Required work. Transcribe every line exactly and omit anything that is a picture.

◆ ◆ ◆ ◆ ◆

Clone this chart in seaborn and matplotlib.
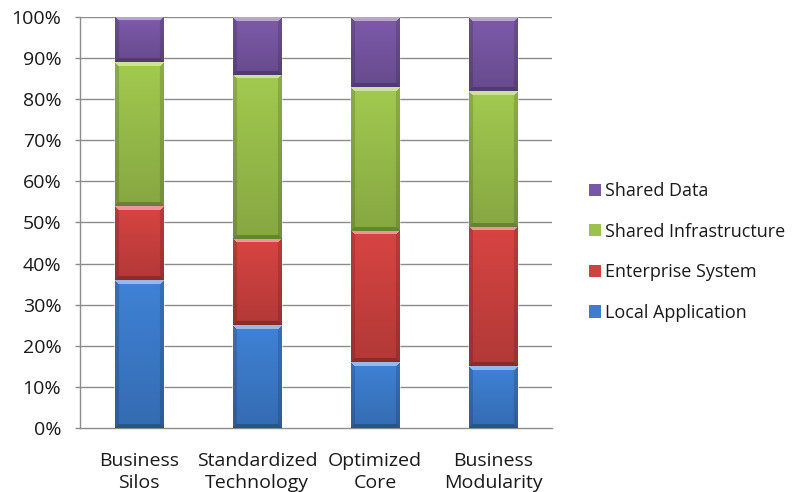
import numpy as np
import pandas as pd
import matplotlib
matplotlib.use("Agg")
import matplotlib.pyplot as plt
import seaborn as sns
from matplotlib.patches import Patch
from matplotlib.colors import to_rgb

# Architecture maturity stages and the share of IT spend per component
categories = ["Business\nSilos", "Standardized\nTechnology", "Optimized\nCore", "Business\nModularity"]
series = ["Local Application", "Enterprise System", "Shared Infrastructure", "Shared Data"]
local_application = [36, 25, 16, 15]
enterprise_system = [18, 21, 32, 34]
shared_infrastructure = [35, 40, 35, 33]
shared_data = [11, 14, 17, 18]
y_ticks = [0, 10, 20, 30, 40, 50, 60, 70, 80, 90, 100]
y_tick_labels = [f"{v}%" for v in y_ticks]

values = {
    "Local Application": local_application,
    "Enterprise System": enterprise_system,
    "Shared Infrastructure": shared_infrastructure,
    "Shared Data": shared_data,
}
colors = {
    "Local Application": "#3d7dce",
    "Enterprise System": "#cf4240",
    "Shared Infrastructure": "#9cc24c",
    "Shared Data": "#7857a4",
}

sns.set_theme(style="white")
plt.rcParams["font.family"] = ["Open Sans", "DejaVu Sans"]

W, H = 797, 492
fig = plt.figure(figsize=(W / 100, H / 100), dpi=100)
ax_left, ax_right, ax_bottom, ax_top = 80, 552, 428, 17
ax = fig.add_axes([ax_left / W, 1 - ax_bottom / H, (ax_right - ax_left) / W, (ax_bottom - ax_top) / H])

bar_width = 0.41
font_size = 14

# cumulative tops of the stacked segments
tops = {}
running = np.zeros(len(categories))
for s in series:
    running = running + np.array(values[s])
    tops[s] = running.copy()

df = pd.DataFrame({"category": categories})


def bevel_image(rgb, h_px, w_px, b=4):
    h = max(int(round(h_px)), 2)
    w = max(int(round(w_px)), 2)
    base = np.array(rgb)
    rows = np.arange(h)[:, None] * np.ones((1, w))
    cols = np.ones((h, 1)) * np.arange(w)[None, :]
    frac = rows / max(h - 1, 1)
    img = base[None, None, :] * (1.04 - 0.18 * frac)[..., None]
    dl = cols
    dr = w - 1 - cols
    db = h - 1 - rows
    top = (rows < b) & (dl >= rows) & (dr >= rows)
    bottom = (db < b) & (dl >= db) & (dr >= db) & ~top
    sides = ((dl < b) | (dr < b)) & ~top & ~bottom
    img[top] = img[top] * 0.55 + 0.45
    img[sides] = img[sides] * 0.86
    img[bottom] = img[bottom] * 0.78
    return np.clip(img, 0, 1)


ax_h_px = ax_bottom - ax_top
cat_px = (ax_right - ax_left) / len(categories)

# draw cumulative bars from the top series down so each lower segment sits in front
prev_patches = 0
segment_patches = {}
for s in reversed(series):
    df["top"] = tops[s]
    sns.barplot(data=df, x="category", y="top", color=colors[s], saturation=1,
                width=bar_width, errorbar=None, ax=ax, zorder=2)
    segment_patches[s] = ax.patches[prev_patches:]
    prev_patches = len(ax.patches)

# shaded bevel overlay for each visible segment
for i, s in enumerate(series):
    lower = tops[series[i - 1]] if i > 0 else np.zeros(len(categories))
    for j, p in enumerate(segment_patches[s]):
        x0 = p.get_x()
        x1 = x0 + p.get_width()
        y0, y1 = lower[j], tops[s][j]
        img = bevel_image(to_rgb(colors[s]), (y1 - y0) / 100 * ax_h_px, p.get_width() * cat_px)
        ax.imshow(img, extent=(x0, x1, y0, y1), aspect="auto", origin="upper",
                  interpolation="bilinear", zorder=3)

ax.set_xlim(-0.5, len(categories) - 0.5)
ax.set_ylim(0, 100)
ax.set_yticks(y_ticks)
ax.set_yticklabels(y_tick_labels)
ax.set_xlabel("")
ax.set_ylabel("")

grid_col = "#8c8c8c"
for v in y_ticks[1:]:
    ax.axhline(v, color=grid_col, lw=1.0, zorder=1)

for side in ["top", "right"]:
    ax.spines[side].set_visible(False)
for side in ["left", "bottom"]:
    ax.spines[side].set_color(grid_col)
    ax.spines[side].set_linewidth(1.0)

ax.set_xticks(np.arange(-0.5, len(categories), 1.0), minor=True)
ax.tick_params(axis="x", which="minor", length=4.5, width=1, color=grid_col, direction="out")
ax.tick_params(axis="x", which="major", length=0, pad=17, labelsize=font_size, labelcolor="#1a1a1a")
ax.tick_params(axis="y", which="major", length=3.5, width=1, color=grid_col, direction="out",
               pad=10, labelsize=font_size, labelcolor="#1a1a1a", left=True)
for t in ax.get_xticklabels():
    t.set_linespacing(1.32)

handles = [Patch(facecolor=colors[s], edgecolor="none") for s in reversed(series)]
fig.legend(handles, list(reversed(series)), loc="center left",
           bbox_to_anchor=(573 / W, 1 - 252 / H), frameon=False, fontsize=13,
           handlelength=0.65, handleheight=0.65, handletextpad=0.2, labelspacing=1.25,
           labelcolor="#1a1a1a")

fig.savefig("out.png", dpi=100)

◆ ◆ ◆ ◆ ◆

Answer.
Clone this chart in seaborn and matplotlib.
import numpy as np
import pandas as pd
import matplotlib
matplotlib.use("Agg")
import matplotlib.pyplot as plt
import seaborn as sns
from matplotlib.patches import Patch
from matplotlib.colors import to_rgb

# Architecture maturity stages and the share of IT spend per component
categories = ["Business\nSilos", "Standardized\nTechnology", "Optimized\nCore", "Business\nModularity"]
series = ["Local Application", "Enterprise System", "Shared Infrastructure", "Shared Data"]
local_application = [36, 25, 16, 15]
enterprise_system = [18, 21, 32, 34]
shared_infrastructure = [35, 40, 35, 33]
shared_data = [11, 14, 17, 18]
y_ticks = [0, 10, 20, 30, 40, 50, 60, 70, 80, 90, 100]
y_tick_labels = [f"{v}%" for v in y_ticks]

values = {
    "Local Application": local_application,
    "Enterprise System": enterprise_system,
    "Shared Infrastructure": shared_infrastructure,
    "Shared Data": shared_data,
}
colors = {
    "Local Application": "#3d7dce",
    "Enterprise System": "#cf4240",
    "Shared Infrastructure": "#9cc24c",
    "Shared Data": "#7857a4",
}

sns.set_theme(style="white")
plt.rcParams["font.family"] = ["Open Sans", "DejaVu Sans"]

W, H = 797, 492
fig = plt.figure(figsize=(W / 100, H / 100), dpi=100)
ax_left, ax_right, ax_bottom, ax_top = 80, 552, 428, 17
ax = fig.add_axes([ax_left / W, 1 - ax_bottom / H, (ax_right - ax_left) / W, (ax_bottom - ax_top) / H])

bar_width = 0.41
font_size = 14

# cumulative tops of the stacked segments
tops = {}
running = np.zeros(len(categories))
for s in series:
    running = running + np.array(values[s])
    tops[s] = running.copy()

df = pd.DataFrame({"category": categories})


def bevel_image(rgb, h_px, w_px, b=4):
    h = max(int(round(h_px)), 2)
    w = max(int(round(w_px)), 2)
    base = np.array(rgb)
    rows = np.arange(h)[:, None] * np.ones((1, w))
    cols = np.ones((h, 1)) * np.arange(w)[None, :]
    frac = rows / max(h - 1, 1)
    img = base[None, None, :] * (1.04 - 0.18 * frac)[..., None]
    dl = cols
    dr = w - 1 - cols
    db = h - 1 - rows
    top = (rows < b) & (dl >= rows) & (dr >= rows)
    bottom = (db < b) & (dl >= db) & (dr >= db) & ~top
    sides = ((dl < b) | (dr < b)) & ~top & ~bottom
    img[top] = img[top] * 0.55 + 0.45
    img[sides] = img[sides] * 0.86
    img[bottom] = img[bottom] * 0.78
    return np.clip(img, 0, 1)


ax_h_px = ax_bottom - ax_top
cat_px = (ax_right - ax_left) / len(categories)

# draw cumulative bars from the top series down so each lower segment sits in front
prev_patches = 0
segment_patches = {}
for s in reversed(series):
    df["top"] = tops[s]
    sns.barplot(data=df, x="category", y="top", color=colors[s], saturation=1,
                width=bar_width, errorbar=None, ax=ax, zorder=2)
    segment_patches[s] = ax.patches[prev_patches:]
    prev_patches = len(ax.patches)

# shaded bevel overlay for each visible segment
for i, s in enumerate(series):
    lower = tops[series[i - 1]] if i > 0 else np.zeros(len(categories))
    for j, p in enumerate(segment_patches[s]):
        x0 = p.get_x()
        x1 = x0 + p.get_width()
        y0, y1 = lower[j], tops[s][j]
        img = bevel_image(to_rgb(colors[s]), (y1 - y0) / 100 * ax_h_px, p.get_width() * cat_px)
        ax.imshow(img, extent=(x0, x1, y0, y1), aspect="auto", origin="upper",
                  interpolation="bilinear", zorder=3)

ax.set_xlim(-0.5, len(categories) - 0.5)
ax.set_ylim(0, 100)
ax.set_yticks(y_ticks)
ax.set_yticklabels(y_tick_labels)
ax.set_xlabel("")
ax.set_ylabel("")

grid_col = "#8c8c8c"
for v in y_ticks[1:]:
    ax.axhline(v, color=grid_col, lw=1.0, zorder=1)

for side in ["top", "right"]:
    ax.spines[side].set_visible(False)
for side in ["left", "bottom"]:
    ax.spines[side].set_color(grid_col)
    ax.spines[side].set_linewidth(1.0)

ax.set_xticks(np.arange(-0.5, len(categories), 1.0), minor=True)
ax.tick_params(axis="x", which="minor", length=4.5, width=1, color=grid_col, direction="out")
ax.tick_params(axis="x", which="major", length=0, pad=17, labelsize=font_size, labelcolor="#1a1a1a")
ax.tick_params(axis="y", which="major", length=3.5, width=1, color=grid_col, direction="out",
               pad=10, labelsize=font_size, labelcolor="#1a1a1a", left=True)
for t in ax.get_xticklabels():
    t.set_linespacing(1.32)

handles = [Patch(facecolor=colors[s], edgecolor="none") for s in reversed(series)]
fig.legend(handles, list(reversed(series)), loc="center left",
           bbox_to_anchor=(573 / W, 1 - 252 / H), frameon=False, fontsize=13,
           handlelength=0.65, handleheight=0.65, handletextpad=0.2, labelspacing=1.25,
           labelcolor="#1a1a1a")

fig.savefig("out.png", dpi=100)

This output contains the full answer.